Farewell the Timber Shop

Blackpool's trams and buses up to the 1950's were timber framed. As indeed were most of UK municipal transport vehicles of the first half of the past century. The timber store and carpentry skills were a pre-eminent requirement of coachbuilders.

Seasoned timber required storing in airy facilities with constant temperatures and Blackpool Corporation Transport ensured it had the requisite building for the purpose. It occupied a prominent position alongside Rigby Road and facing the 1930s transport offices - being frequently photographed by bus enthusiasts (including the author) intent on capturing this or that classic vehicle usually parked alongside prior to entering service.


Below : Gasometers and the old Timber Shop and later BCT Canteen just before the structure's demolition which looks overdue judging by by the corrugated iron cladding. Images : John Woodman Archive.


Above : the site is now used for staff parking. The double panels on the first floor/level show where materials were hauled into the building. The canteen windows looked out on to the Transport offices off camera.


During the 1940s the Timber Shop gave up its ground floor level (or much of it) to provide for a staff canteen. In this guise it was a popular part of the Rigby Road complex being also next door to the various tram (and bus) work shops which formed an avenue leading down from Rigby Road entrance to the Bus Garage. A Works traverser running in front of the eastern side of the various tram engineering work shops allowed the transfer of cars between different stages of their overhaul or repair. On wired track from Blundell Street curved around the office block and directly to the traverser pit - a small remnant of this can still be seen today.
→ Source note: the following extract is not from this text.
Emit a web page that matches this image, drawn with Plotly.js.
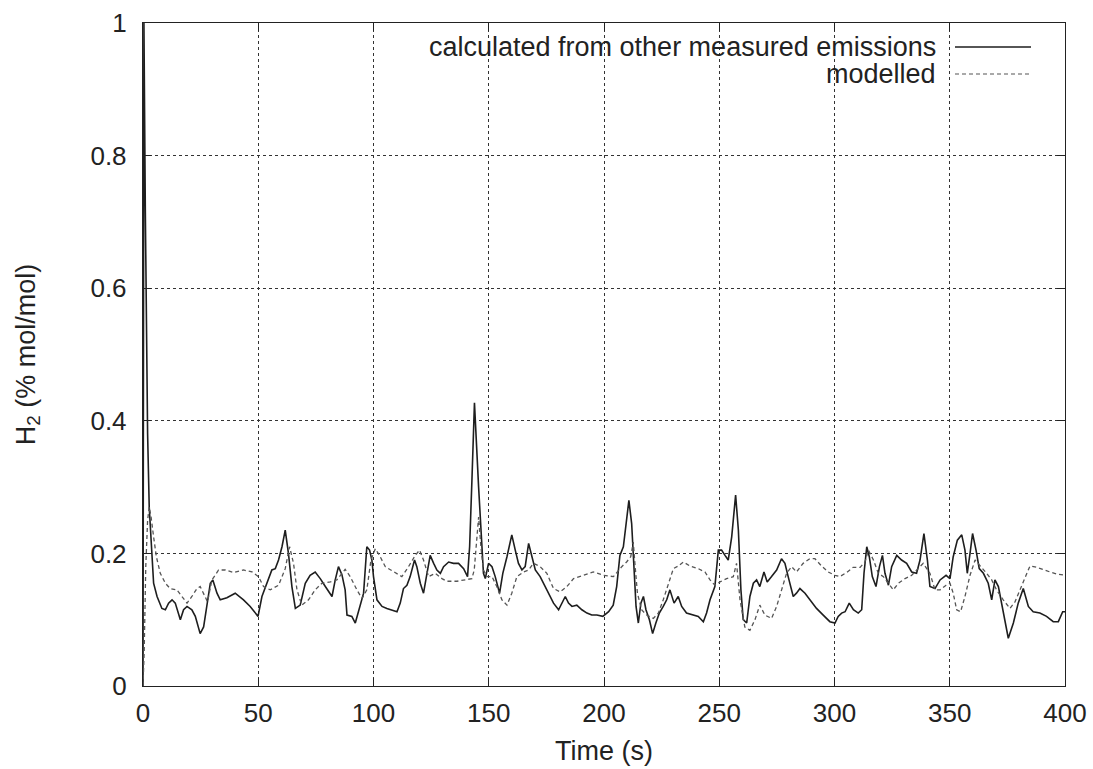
<!DOCTYPE html>
<html>
<head>
<meta charset="utf-8">
<script src="https://cdn.plot.ly/plotly-3.0.1.min.js"></script>
<style>html,body{margin:0;padding:0;background:#fff}#chart{width:1093px;height:769px}</style>
</head>
<body>
<div id="chart"></div>
<script>
const measuredTime = [0,0.4,1,2,2.7,3.9,4.6,6.1,8.2,9.7,11.1,12.6,14,16.2,17.6,19.1,21.2,22.7,24.8,26.3,27.7,29.2,30.3,32.1,33.5,36.4,40,43.6,46.5,49.9,51.6,53.8,55.9,57.4,58.8,60.3,61.7,63.1,64.6,66.1,68.2,70.4,72.5,74.7,76.9,79.1,82,83.4,84.8,86.3,87.7,88.5,90.6,92.1,94.2,95.7,97.1,98.3,99.3,100,101.5,103.7,105.8,108,110.2,111.6,113,114.5,115.9,117.8,118.8,120.3,121.7,123.2,124.6,126.1,127.5,129,130.4,132.6,134.7,136.9,139.1,140.8,141.7,142.7,143.8,145.6,147,147.7,148.5,149.9,151.4,152.8,154.7,156.1,157.9,160,161.5,162.9,164.4,165.8,167.3,168.7,170.2,172.3,173.8,175.9,178.1,180.3,181.7,183.2,184.6,186.1,188.2,190.4,192.6,194.7,196.9,199.5,202,204,205.5,206.9,208.4,209.8,210.8,212,213,213.9,214.9,216,217.1,218.2,219.7,221.1,222.5,224,225.7,227.2,228.6,230.4,232.2,233.7,235.8,238.7,240.9,243.1,244.5,246,248.1,249.6,251,252.5,253.9,255.4,257.1,258.3,259.4,260.4,261.9,263.3,264.8,266.2,267.6,269.4,270.8,272.7,274.9,277,278.5,279.9,282.1,283.5,285,287.2,289.3,292.2,295.1,298,300.2,301.6,303.1,304.6,306.4,308.2,310.3,311.8,312.8,314,315.1,316.4,318,319.5,320.8,321.9,323.4,324.8,327,329.1,331.3,333.5,335.6,337.1,338.8,340.3,341.4,343.6,345.8,348.4,350.1,351.5,353.3,355.2,356.6,357.6,358.8,359.9,361.4,362.8,364.6,366.7,368.2,369.6,371.1,373.2,375.4,377.6,379.7,381.9,384.1,386.2,389.1,392,394.9,397.1,399,400];
const measuredH2 = [0,1.0,0.72,0.38,0.27,0.195,0.155,0.135,0.117,0.115,0.125,0.13,0.125,0.10,0.115,0.12,0.115,0.105,0.079,0.089,0.12,0.155,0.16,0.14,0.13,0.133,0.14,0.13,0.12,0.105,0.135,0.155,0.175,0.177,0.19,0.21,0.235,0.2,0.15,0.117,0.122,0.155,0.167,0.172,0.162,0.15,0.135,0.16,0.18,0.168,0.145,0.107,0.105,0.095,0.12,0.14,0.21,0.205,0.19,0.165,0.13,0.12,0.117,0.115,0.112,0.125,0.147,0.152,0.165,0.19,0.18,0.155,0.14,0.17,0.197,0.185,0.175,0.17,0.18,0.187,0.185,0.185,0.177,0.165,0.21,0.31,0.427,0.3,0.21,0.17,0.162,0.185,0.18,0.165,0.14,0.17,0.195,0.228,0.205,0.185,0.175,0.18,0.215,0.195,0.175,0.165,0.155,0.14,0.125,0.115,0.125,0.135,0.125,0.12,0.122,0.115,0.11,0.107,0.107,0.105,0.112,0.122,0.15,0.197,0.21,0.255,0.28,0.245,0.185,0.12,0.095,0.125,0.135,0.115,0.1,0.079,0.095,0.11,0.12,0.13,0.145,0.125,0.135,0.12,0.11,0.107,0.105,0.097,0.11,0.13,0.15,0.205,0.205,0.197,0.19,0.225,0.288,0.235,0.145,0.1,0.095,0.135,0.155,0.16,0.15,0.172,0.157,0.165,0.175,0.192,0.185,0.165,0.135,0.14,0.147,0.14,0.13,0.117,0.107,0.097,0.095,0.105,0.11,0.112,0.125,0.115,0.11,0.115,0.17,0.21,0.195,0.165,0.15,0.18,0.197,0.17,0.152,0.18,0.197,0.19,0.185,0.172,0.17,0.19,0.23,0.19,0.15,0.147,0.16,0.167,0.162,0.195,0.22,0.228,0.205,0.17,0.2,0.23,0.205,0.177,0.17,0.155,0.13,0.16,0.15,0.11,0.072,0.095,0.125,0.147,0.12,0.112,0.11,0.105,0.097,0.097,0.112,0.112];

const modelTime = [0,0.5,1.2,2,2.7,3.5,4.6,5.8,7.5,9.7,11.8,14.7,16.9,19.1,21.2,23.4,24.8,26.3,28,29.9,32.8,35.7,39.3,43.6,47.3,50.1,52.3,55.2,58.8,61.7,63.6,65.3,66.8,68.9,71.8,74.7,77.6,81.3,84.1,87.7,89.9,92.8,95,97.1,98.9,100.8,102.9,105.1,108.7,112.3,115.2,118.1,120,121.7,123.9,126.8,129.7,131.8,136.2,140.5,142.7,143.7,144.9,145.6,146.6,147.7,149.2,151.4,153.5,155.7,157.9,160,162.2,165.1,167.3,169.4,172.3,175.2,178.1,181,183.9,186.8,191.1,195.4,199.8,204.1,207.7,209.8,211.6,212.7,213.4,214.5,216.3,218.5,221.4,223.6,225.7,227.9,230.1,232.2,234.4,237.3,240.9,243.8,246,248.1,250.3,253.2,256.1,257.5,259,261.1,263.3,265.5,267.6,269.8,272.7,274.9,277,279.2,281.4,283.5,286.4,289.3,291.5,294.4,297.3,300.2,302.3,305.2,308.1,311.1,313.2,314.7,316.9,319,321.2,323.4,325.5,327.7,330.6,333.5,336.4,338.5,341.4,343.6,345.8,348.4,350.1,351.5,353,354.7,356.6,358.8,361,363.1,366,368.2,370.3,373.2,376.1,378.3,380.5,382.6,384.8,387.7,390.6,393.5,396.4,400];
const modelH2 = [0,0.05,0.18,0.25,0.27,0.255,0.225,0.195,0.17,0.155,0.147,0.145,0.135,0.125,0.135,0.147,0.15,0.14,0.127,0.16,0.175,0.175,0.171,0.175,0.172,0.165,0.15,0.145,0.152,0.177,0.21,0.185,0.145,0.122,0.13,0.145,0.155,0.157,0.16,0.176,0.165,0.145,0.132,0.145,0.19,0.207,0.195,0.18,0.172,0.165,0.18,0.197,0.205,0.19,0.165,0.17,0.162,0.158,0.158,0.16,0.162,0.175,0.23,0.255,0.21,0.175,0.165,0.165,0.15,0.13,0.122,0.14,0.165,0.172,0.175,0.185,0.18,0.17,0.147,0.142,0.15,0.162,0.167,0.172,0.167,0.165,0.18,0.187,0.195,0.217,0.185,0.14,0.115,0.107,0.102,0.11,0.13,0.155,0.177,0.181,0.187,0.181,0.177,0.172,0.16,0.152,0.157,0.162,0.165,0.185,0.13,0.089,0.084,0.1,0.122,0.107,0.102,0.12,0.145,0.17,0.18,0.172,0.185,0.192,0.192,0.181,0.172,0.167,0.165,0.171,0.179,0.179,0.187,0.205,0.19,0.17,0.165,0.155,0.145,0.155,0.162,0.167,0.177,0.185,0.17,0.145,0.145,0.152,0.155,0.14,0.115,0.112,0.135,0.167,0.19,0.182,0.17,0.16,0.145,0.13,0.117,0.127,0.145,0.162,0.181,0.179,0.175,0.172,0.169,0.167];

const xTicks = [0,50,100,150,200,250,300,350,400];
const yTicks = [0,0.2,0.4,0.6,0.8,1];
const yTickText = ['0','0.2','0.4','0.6','0.8','1'];
const seriesNames = ['calculated from other measured emissions','modelled'];

const FONT = 'Liberation Sans, Arial, sans-serif';
const traces = [
  {x: measuredTime, y: measuredH2, type:'scatter', mode:'lines', name: seriesNames[0],
   line:{color:'#1e1e1e', width:1.6}},
  {x: modelTime, y: modelH2, type:'scatter', mode:'lines', name: seriesNames[1],
   line:{color:'#555555', width:1.3, dash:'4px,3px'}}
];

const axisCommon = {
  showline:true, mirror:'ticks', linecolor:'#222', linewidth:1.2,
  ticks:'inside', ticklen:8, tickcolor:'#222', tickwidth:1,
  showgrid:true, gridcolor:'#333', griddash:'dot', gridwidth:1,
  zeroline:false, tickfont:{family:FONT, size:26, color:'#222'}
};

const plotL = 143, plotR = 1065, plotT = 23, plotB = 686;
const px = v => (v - plotL) / (plotR - plotL);
const py = v => (plotB - v) / (plotB - plotT);

const layout = {
  width:1093, height:769,
  margin:{l:plotL, r:1093-plotR, t:plotT, b:769-plotB},
  paper_bgcolor:'#fff', plot_bgcolor:'#fff',
  showlegend:false,
  font:{family:FONT, color:'#222'},
  xaxis: Object.assign({}, axisCommon, {
    range:[0,400], tickvals:xTicks, ticktext:xTicks.map(String),
    ticklabelstandoff:4,
    title:{text:'Time (s)', font:{family:FONT, size:27, color:'#222'}, standoff:13}
  }),
  yaxis: Object.assign({}, axisCommon, {
    range:[0,1], tickvals:yTicks, ticktext:yTickText,
    ticklabelstandoff:10,
    title:{text:'H<sub>2</sub> (% mol/mol)', font:{family:FONT, size:27, color:'#222'}, standoff:47}
  }),
  shapes:[
    {type:'rect', xref:'paper', yref:'paper', x0:px(330), x1:px(1062), y0:py(88), y1:py(32),
     fillcolor:'#fff', line:{width:0}, layer:'between'},
    {type:'line', xref:'paper', yref:'paper', x0:px(955), x1:px(1031), y0:py(47), y1:py(47),
     line:{color:'#1e1e1e', width:1.3}},
    {type:'line', xref:'paper', yref:'paper', x0:px(955), x1:px(1031), y0:py(74), y1:py(74),
     line:{color:'#555', width:1.1, dash:'4px,3px'}}
  ],
  annotations:[
    {xref:'paper', yref:'paper', x:px(938), y:py(47), xanchor:'right', yanchor:'middle',
     text:seriesNames[0], showarrow:false, font:{family:FONT, size:27, color:'#222'}},
    {xref:'paper', yref:'paper', x:px(938), y:py(74), xanchor:'right', yanchor:'middle',
     text:seriesNames[1], showarrow:false, font:{family:FONT, size:27, color:'#222'}}
  ]
};

Plotly.newPlot('chart', traces, layout, {staticPlot:true, displayModeBar:false});
</script>
</body>
</html>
For the bus side of the transport fleet, wooden framed vehicles gave way to metal in the late 1950s and the last vestiges of wood framed buses (all of centre entrance design) finally departed in the mid 1960s. However of course the tram fleet would be

wholly dependent on carpentry skills for quite some time thereafter. Upgrades of the tram fleet involving the Jubilee cars and of course the Centenary cars meant modest switch to new construction methods but wood working remained a constant feature in the Body Shop where trams were involved.